Über die Künstler:in

Sterling Ruby zählt zu den herausragenden Künstlern seiner Generation, deren Praxis sich durch eine außergewöhnliche mediale und formale Bandbreite auszeichnet. Seit den frühen 2000er-Jahren entwickelt Ruby ein Werk, das gleichermaßen von den Traditionen der bildenden Kunst wie auch von der Gegenwartskultur gespeist ist. Zwischen Skulptur, Malerei, Keramik, Textilkunst, Installation, Video und Architektur oszillierend schafft Ruby ein komplexes Œuvre, das immer wieder die Grenzen zwischen Handwerk, Kunst und Alltagskultur neu verhandelt. Dabei integriert er kunsthistorische Referenzen, vom abstrakten Expressionismus bis zum Bauhaus, in eine rohe, unmittelbare Formensprache, die gesellschaftliche Themen wie Arbeit, Konsum, Gewalt und Transformation reflektiert.
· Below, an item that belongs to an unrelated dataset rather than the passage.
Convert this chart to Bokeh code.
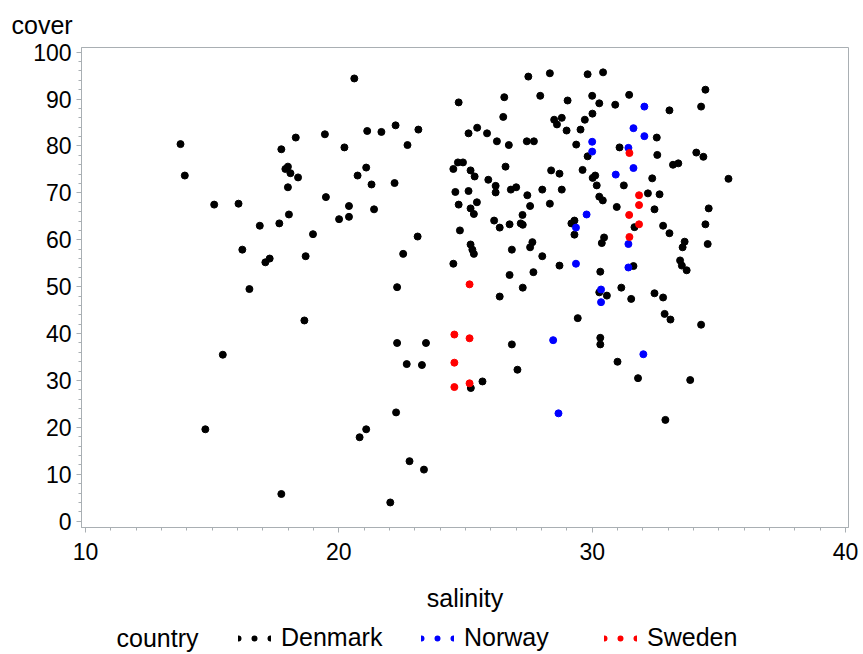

Zu seinen Einzelausstellungen zählen die Sogetsu Foundation, Tokio (2023), das Museum of Cycladic Art, Athen (2021), das Institute of Contemporary Art, Boston (2020), das Institute of Contemporary Art, Miami (2019), das Nasher Sculpture Center, Dallas (2019), das Museum of Art and Design, New York (2018), Des Moines Art Museum (2018), Museum of Contemporary Art, Los Angeles (2017), Winterpalais, Belvedere Museum, Wien (2016) und Musée de la Chasse et de la Nature, Paris (2015). Ausgewählte aktuelle Gruppenausstellungen umfassen u. a. den Palazzo Diedo – Berggruen Arts & Culture, Venedig (2024), The Metropolitan Museum of Art (2021–22), 21st Century Museum of Contemporary Art, Kanazawa, Japan (2020), Desert X Biennial (2019) und weitere im The Warehouse, Dallas (2024), Whitney Museum of American Art, New York (2019), National Museum of Modern Art, Osaka (2019), Museum of Contemporary Art, Chicago (2018), Berkeley Art Museum and Pacific Film Archive (2018), Musée des Arts Décoratifs, Palais du Louvre, Paris (2017), Tel Aviv Museum of Art (2017), Museum of Contemporary Art, Los Angeles (2017), Los Angeles County Museum of Art (2016) und Hammer Museum, Los Angeles (2016).